In Raytheon Network Centric Systems, 365 NLRB No. 161, the National Labor Relations Board (“NLRB”) issued a ruling affecting bargaining obligations that are required before implementing a unilateral “change” in employment matters. Until 2016, when the NLRB decided E.I. du Pont de Nemours, 364 NLRB No. 113, the NLRB had found that an employer was not obligated to bargain before making unilateral changes when it followed a well-established past practice.

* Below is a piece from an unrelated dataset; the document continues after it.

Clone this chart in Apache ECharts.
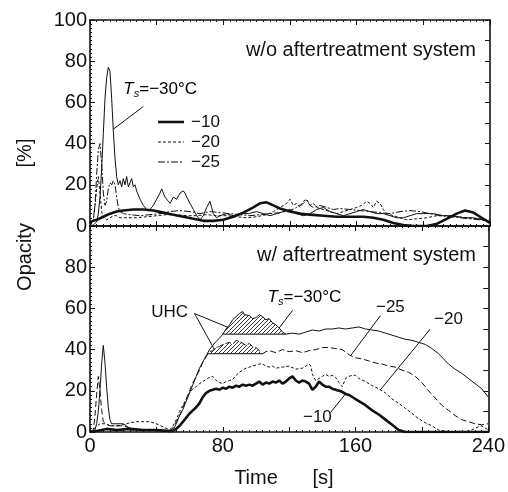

In the 2016 DuPont decision, the NLRB held that even if an employer acted consistently with past practice, if a collective bargaining agreement (“CBA”) had expired and was no longer in effect, bargaining would always be required. Specifically, the NLRB had required the employer to provide the union with notice and an opportunity to bargain prior to implementing any changes if the past practice was created under a management rights clause in a CBA that had expired or if the disputed actions involved employer discretion.
In Raytheon, the CBA expired. Raytheon implemented changes to its health plan, making annual modifications to its benefits and costs as it had done in the past. Following DuPont, the Administrative Law Judge (ALJ) held that Raytheon was obligated to bargain before making those changes. The NLRB reversed and, in the process, overruled DuPont, reverting to its previous test for implementation of unilateral changes. The NLRB held that actions did not constitute a change if they were similar in kind and degree with an established past practice consisting of comparable unilateral actions. Actions consistent with an established practice do not constitute a change requiring bargaining merely because they may involve some degree of discretion.